The founding four friends are still at the center of things, naturally: Carrie (Sarah Jessica Parker), the clothes-horse relationship columnist; Miranda (Cynthia Nixon), the sour-tongued corporate lawyer; Charlotte (Kristin Davis), the starry-eyed art dealer; and Samantha (Kim Cattrall), the man-eating PR exec. There's a lot to not want to give away about the story, so let's just say that Carrie — now working on a book, but continuing to write for Vogue magazine — is still tight with her longtime squeeze, Mr. Big (Chris Noth); in fact, they're finally moving in together, into a huge and blazingly sunny penthouse apartment. ("So this is where they keep the light," Big marvels.) Since the trailer already gives it away, we can also stipulate that they've suddenly become engaged, and that Carrie has burst into full, manic wedding-planner mode. (The guest list has already reached 200, and "Page Six" is on the story.)
Meanwhile, Miranda and her good-guy husband, Steve (David Eigenberg), are still living with their little boy in Brooklyn, and they're having problems — to the extent of not having had sex in six months.

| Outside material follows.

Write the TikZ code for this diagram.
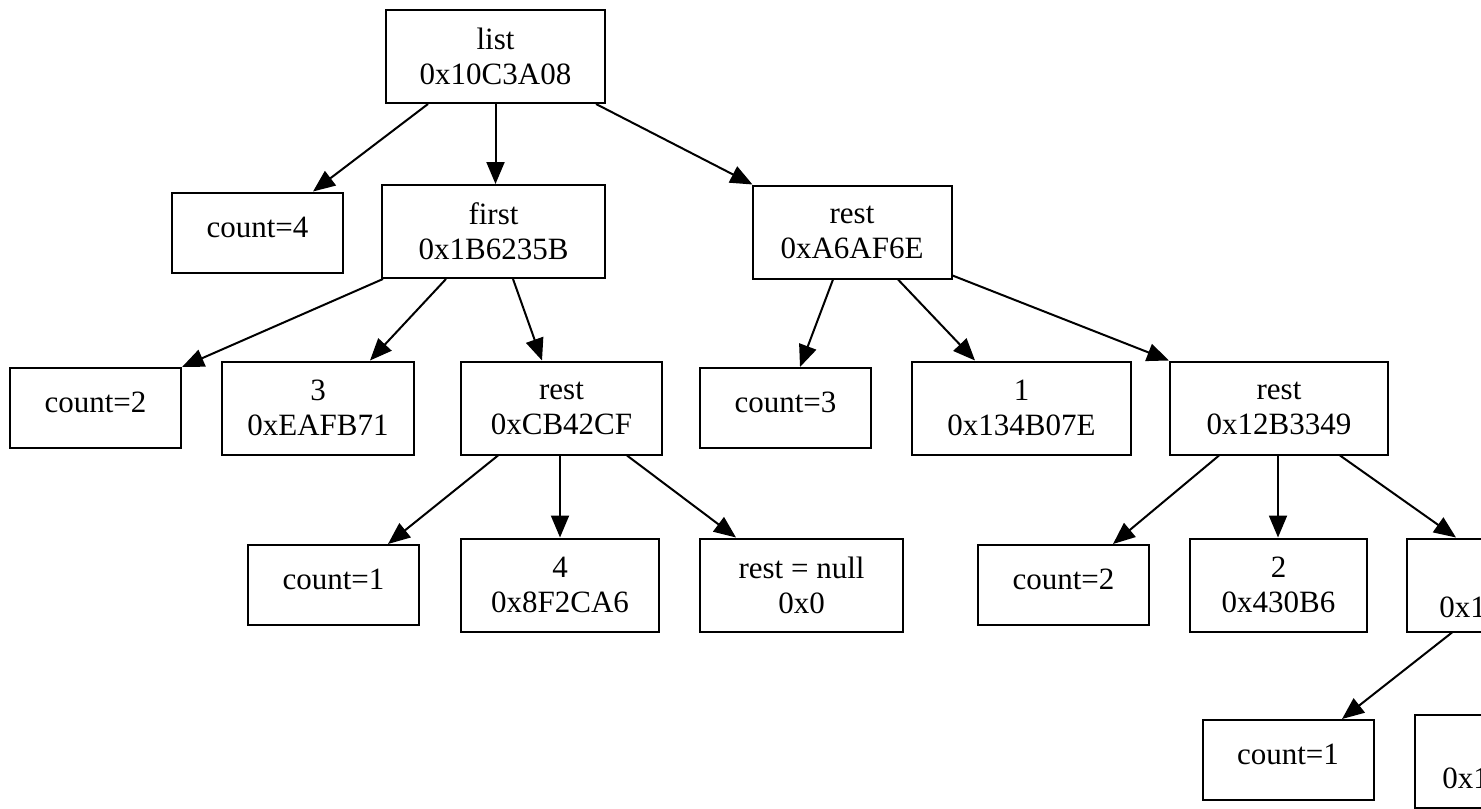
\documentclass[tikz,border=0pt]{standalone}
\usepackage{fontspec}
\setmainfont{Liberation Serif}
\usetikzlibrary{arrows.meta}
\newcommand\countlbl[1]{\raisebox{5.5pt}{#1}}
\begin{document}
\begin{tikzpicture}[x=0.5pt,y=-0.5pt,
  box/.style={draw, line width=1pt, inner sep=0pt, align=center,
    minimum height=46.5pt, font=\fontsize{15.5pt}{17.5pt}\selectfont},
  cbox/.style={box, minimum width=85.5pt, minimum height=40pt},
  edge/.style={line width=1pt, -{Triangle[length=11pt,width=9pt]}}]
\useasboundingbox (0,0) rectangle (1481,808);
\clip (0,0) rectangle (1481,808);

% level 0
\node[box, minimum width=109.5pt] (list) at (495.5,56.5) {list\\0x10C3A08};

% level 1
\node[cbox] (c4) at (257.5,232.5) {\countlbl{count=4}};
\node[box, minimum width=111.5pt] (first) at (493.5,231.5) {first\\0x1B6235B};
\node[box, minimum width=99.5pt] (restA) at (852,232) {rest\\0xA6AF6E};

% level 2
\node[cbox] (c2a) at (95.5,408) {\countlbl{count=2}};
\node[box, minimum width=96pt] (n3) at (318,408) {3\\0xEAFB71};
\node[box, minimum width=100.5pt] (restCB) at (561.5,408) {rest\\0xCB42CF};
\node[cbox] (c3) at (785.5,408) {\countlbl{count=3}};
\node[box, minimum width=109.5pt] (n1) at (1021.5,408) {1\\0x134B07E};
\node[box, minimum width=109pt] (rest12) at (1279,408) {rest\\0x12B3349};

% level 3
\node[cbox] (c1a) at (333.5,585) {\countlbl{count=1}};
\node[box, minimum width=99pt] (n4) at (560,585) {4\\0x8F2CA6};
\node[box, minimum width=101.5pt] (restnull) at (801.5,585) {rest = null\\0x0};
\node[cbox] (c2b) at (1063.5,585) {\countlbl{count=2}};
\node[box, minimum width=88.5pt] (n2) at (1278.5,585) {2\\0x430B6};
\node[box, minimum width=100pt] (p1) at (1507,585) {};
\node[anchor=west, inner sep=0pt, font=\fontsize{15.5pt}{17.5pt}\selectfont]
  (p1t) at ([xshift=16.5pt,yshift=-11pt]p1.west) {0x1};

% level 4
\node[cbox] (c1b) at (1288,760) {\countlbl{count=1}};
\node[box, minimum width=100pt] (p2) at (1515,761.5) {};
\node[anchor=west, inner sep=0pt, font=\fontsize{15.5pt}{17.5pt}\selectfont]
  (p2t) at ([xshift=14pt,yshift=-8.5pt]p2.west) {0x1};

% connectors
\draw[edge] ([xshift=-33.75pt]list.south) -- ([xshift=27.75pt]c4.north);
\draw[edge] (list.south) -- (list.south |- first.north);
\draw[edge] ([xshift=50.25pt]list.south) -- ([xshift=0.5pt]restA.north west);

\draw[edge] ([xshift=1pt]first.south west) -- (c2a.north east);
\draw[edge] ([xshift=-23.75pt]first.south) -- ([xshift=26pt]n3.north);
\draw[edge] ([xshift=9.75pt]first.south) -- ([xshift=-9.75pt]restCB.north);

\draw[edge] ([xshift=-9.5pt]restA.south) -- ([xshift=7.25pt]c3.north);
\draw[edge] ([xshift=23pt]restA.south) -- ([xshift=-23.25pt]n1.north);
\draw[edge] ([yshift=2pt]restA.south east) -- (rest12.north west);

\draw[edge] ([xshift=-31.75pt]restCB.south) -- ([xshift=27.25pt]c1a.north);
\draw[edge] ([xshift=-0.75pt]restCB.south) -- ([xshift=-0.75pt]restCB.south |- n4.north);
\draw[edge] ([xshift=32.75pt]restCB.south) -- ([xshift=-32.75pt]restnull.north);

\draw[edge] ([xshift=-30pt]rest12.south) -- ([xshift=24.75pt]c2b.north);
\draw[edge] ([xshift=-0.5pt]rest12.south) -- ([xshift=-0.5pt]rest12.south |- n2.north);
\draw[edge] ([xshift=30.5pt]rest12.south) -- ([xshift=25pt]p1.north west);

\draw[edge] ([xshift=23pt]p1.south west) -- ([xshift=27pt]c1b.north);
\end{tikzpicture}
\end{document}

Charlotte, still happily married to the loving Harry (Evan Handler) and doting on their adopted Chinese daughter, remains the free-range sunbeam she's always been. (Davis' character is somewhat underserved by the exigencies of the plot.) And Samantha has moved to Los Angeles, if you can believe, where she's living with and managing her much younger (what else?) actor boyfriend, Smith (Jason Lewis). She is also beginning to chafe, however, under the constraints of true, monogamous love.
That'll do. This setup evolves into a rather grand comic examination of friendship and betrayal, love and forgiveness, and the inexorable social pressures of aging. At the beginning of the film we see the streets of Manhattan thronged with happy young women just starting out in the big city, and we hear Carrie saying, in voice-over, "Twenty years ago, I was one of them." This could've been a sappy line, but Parker delivers it in a matter-of-fact way, and it's unusually moving. (It's a small, recurring shock to keep realizing that the four main characters, who were in their lively 30s when the TV series started, are now embarked on their 40s — and that Samantha is about to turn 50.) To an even greater degree than you might expect, the picture has a lot of heart, and plenty of smart, pungent laughs. (Congratulated for finally snagging a man, Carrie is told by her Vogue editor that 40 is "the last age at which a woman can be photographed in a bridal dress without the unintended Diane Arbus subtext.")
The movie was written and directed by Michael Patrick King, who also worked in those capacities on the series, and here he's topped himself. Even more than before, the lines crackle with urban energy, and the picture sparkles with wonderful little dabs of character-illumination. (Stuck without her cell when she needs to make a call, Carrie is handed an iPhone — which she thrusts back as if it were some scary new breed of bug. "I can't operate that," she says, showing her age.) There are a few problems. A central jilting scenario is strained and unconvincing. There is some prolonged dog humor that could have been dispensed with. And a new character named Louise seems grafted onto the story for no especially interesting purpose. (Since she's played by the vibrantly appealing Jennifer Hudson, though, who cares?) On the other hand, fans, there are also trademark couture wallows — including a glittery Fashion Week runway show — that are, as I believe they still say, to die for.
But is "Sex in the City" a movie that men can relate to? Well, Judd Apatow has already softened up the male demographic with pictures like "The 40-Year-Old Virgin" and "Knocked Up." And like those films, this one maintains a near-perfect balance between tender sentiment and carnal extroversion. (When was the last time you saw a naked woman turn herself into a living sushi platter?) It's a funny movie that also resonates emotionally — a rare-enough twofer — and it's great to see these familiar characters being taken someplace new and considerably more adventurous. What's not to like? I mean, guys, come on.